**Exercise brief:** Search the listing below for "that". Copy each matching line.

**Exercise material:**
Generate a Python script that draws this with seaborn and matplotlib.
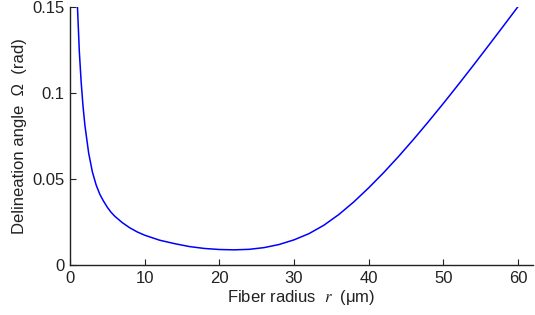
import matplotlib
matplotlib.use("Agg")
import matplotlib.pyplot as plt
import seaborn as sns
import pandas as pd

# fiber radius r (um) and delineation angle Omega (rad)
radius = [1.0, 1.25, 1.5, 1.75, 2.0, 2.5, 3.0, 3.5, 4.0, 4.5, 5.0, 5.5,
          6.0, 7.0, 8.0, 9.0, 10, 12, 14, 16, 18, 20, 22, 24, 26, 28,
          30, 32, 34, 36, 38, 40, 42, 44, 46, 48, 50, 52, 54, 56, 58, 60]
omega = [0.150, 0.124, 0.106, 0.092, 0.081, 0.065, 0.054, 0.0465, 0.041,
         0.0370, 0.0335, 0.0306, 0.0283, 0.0246, 0.0216, 0.0192, 0.0173,
         0.0144, 0.0124, 0.0107, 0.0096, 0.0090, 0.0088, 0.0091, 0.0101,
         0.0119, 0.0146, 0.0182, 0.0231, 0.0293, 0.0366, 0.0448, 0.0536,
         0.0630, 0.0729, 0.0832, 0.0938, 0.1047, 0.1158, 0.1271, 0.1385,
         0.1500]

xticks = [0, 10, 20, 30, 40, 50, 60]
yticks = [0, 0.05, 0.1, 0.15]
ytick_labels = ["0", "0.05", "0.1", "0.15"]

df = pd.DataFrame({"r": radius, "omega": omega})

sns.set_style("ticks")
plt.rcParams["font.family"] = ["Liberation Sans", "DejaVu Sans"]
plt.rcParams["mathtext.fontset"] = "stix"

fig = plt.figure(figsize=(5.35, 3.15), dpi=100)
ax = fig.add_axes([0.1308, 0.1587, 0.8655, 0.8206])

sns.lineplot(data=df, x="r", y="omega", color="#0000ff", linewidth=1.1, ax=ax)

ax.set_xlim(0, 62)
ax.set_ylim(0, 0.15)
ax.set_xticks(xticks)
ax.set_yticks(yticks)
ax.set_yticklabels(ytick_labels)
ax.tick_params(direction="in", length=4, width=0.8, labelsize=12,
               colors="#222222", pad=4)
for side in ["top", "right"]:
    ax.spines[side].set_visible(False)
for side in ["left", "bottom"]:
    ax.spines[side].set_linewidth(1.0)
    ax.spines[side].set_color("#222222")

ax.set_xlabel("Fiber radius  $r$  (\u03bcm)", fontsize=12, color="#222222", labelpad=2)
ax.set_ylabel("Delineation angle  \u03a9  (rad)", fontsize=12, color="#222222", labelpad=4)

plt.savefig("out.png", dpi=100)
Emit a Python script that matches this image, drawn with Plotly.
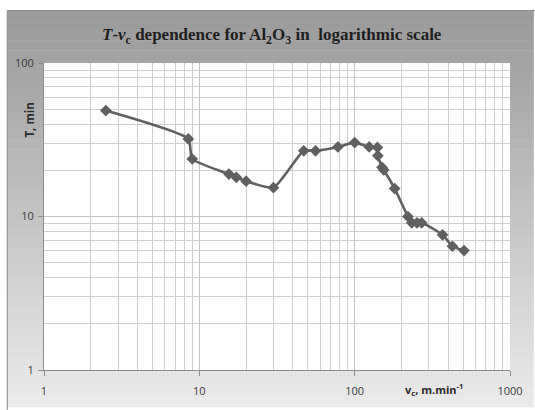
import plotly.graph_objects as go

# Data
v_c = [2.5, 8.5, 9, 15.5, 17.3, 20, 30, 47, 56, 78, 100, 124, 140, 141, 150, 154, 181, 220, 233, 252, 270, 368, 426, 506]
T_min = [49, 32, 23.7, 18.9, 18, 17, 15.4, 26.8, 26.8, 28.4, 30.3, 28.4, 28.2, 24.9, 20.9, 20.1, 15.2, 10, 9.1, 9.1, 9.1, 7.6, 6.4, 6.0]

x_ticks = [1, 10, 100, 1000]
x_tick_labels = ["1", "10", "100", "1000"]
y_ticks = [1, 10, 100]
y_tick_labels = ["1", "10", "100"]

W, H = 535, 410
L, R, TOP, B = 44, 22, 63, 37
pw, ph = W - L - R, H - TOP - B


def px_x(p):
    return (p - L) / pw


def px_y(p):
    return (H - B - p) / ph


fig = go.Figure()
fig.add_trace(go.Scatter(
    x=v_c, y=T_min, mode="lines+markers",
    line=dict(color="#606060", width=2.6, shape="spline", smoothing=0.5),
    marker=dict(symbol="diamond", size=9, color="#606060"),
    showlegend=False, hoverinfo="skip",
))

shapes = []
# vertical gray gradient background
n = 40
top, bot = 10, H
for i in range(n):
    y0 = top + (bot - top) * i / n
    y1 = top + (bot - top) * (i + 1) / n
    g = int(153 + (236 - 153) * (i + 0.5) / n)
    shapes.append(dict(type="rect", xref="paper", yref="paper", layer="below",
                       x0=px_x(7), x1=px_x(W + 2), y0=px_y(y1 + 0.5), y1=px_y(y0),
                       fillcolor=f"rgb({g},{g},{g})", line=dict(width=0)))
shapes.append(dict(type="rect", xref="paper", yref="paper", layer="below",
                   x0=px_x(7), x1=px_x(W + 5), y0=px_y(H + 5), y1=px_y(10),
                   fillcolor="rgba(0,0,0,0)", line=dict(color="#8a8a8a", width=1)))
shapes.append(dict(type="rect", xref="paper", yref="paper", layer="below",
                   x0=0, x1=1, y0=0, y1=1, fillcolor="white", line=dict(width=0)))

grid = "#cfcfcf"
axis_common = dict(
    type="log", showgrid=True, gridcolor="#c4c4c4", gridwidth=1,
    showline=True, linecolor="#8c8c8c", linewidth=1,
    ticks="outside", ticklen=5, tickcolor="#8c8c8c",
    tickfont=dict(family="Open Sans, DejaVu Sans, sans-serif", size=11, color="#3a3a3a"),
    minor=dict(dtick="D1", showgrid=True, gridcolor=grid, gridwidth=1, ticks=""),
    zeroline=False, mirror=False,
)

fig.update_layout(
    width=W, height=H,
    margin=dict(l=L, r=R, t=TOP, b=B, pad=0),
    paper_bgcolor="white", plot_bgcolor="white",
    shapes=shapes,
    xaxis=dict(axis_common, range=[0, 3], tickvals=x_ticks, ticktext=x_tick_labels,
               ticklabelstandoff=6),
    yaxis=dict(axis_common, range=[0, 2], tickvals=y_ticks, ticktext=y_tick_labels,
               ticklabelstandoff=2),
    annotations=[
        dict(text="<b><i>T</i>-<i>v</i><sub>c</sub> dependence for Al<sub>2</sub>O<sub>3</sub> in&nbsp; logarithmic scale</b>",
             xref="paper", yref="paper", x=px_x(273), y=px_y(36), showarrow=False,
             xanchor="center", yanchor="middle",
             font=dict(family="Liberation Serif, serif", size=17, color="#1e1e1e")),
        dict(text="<b>T, min</b>", textangle=-90,
             xref="paper", yref="paper", x=px_x(29), y=px_y(121), showarrow=False,
             xanchor="center", yanchor="middle",
             font=dict(family="Open Sans, DejaVu Sans, sans-serif", size=11.5, color="#2a2a2a")),
        dict(text="<b>v<sub>c</sub>, m.min<sup>-1</sup></b>",
             xref="paper", yref="paper", x=px_x(437), y=px_y(393), showarrow=False,
             xanchor="center", yanchor="middle",
             font=dict(family="Open Sans, DejaVu Sans, sans-serif", size=11, color="#2a2a2a")),
    ],
)

fig.write_html("out.html")
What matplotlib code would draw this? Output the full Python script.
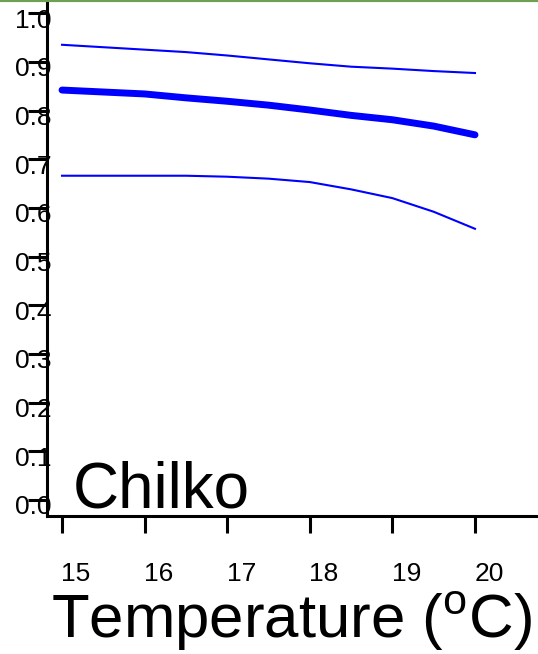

**The reply:**
Generate a Python script that draws this with seaborn and matplotlib.
Emit a Python script that matches this image, drawn with Plotly.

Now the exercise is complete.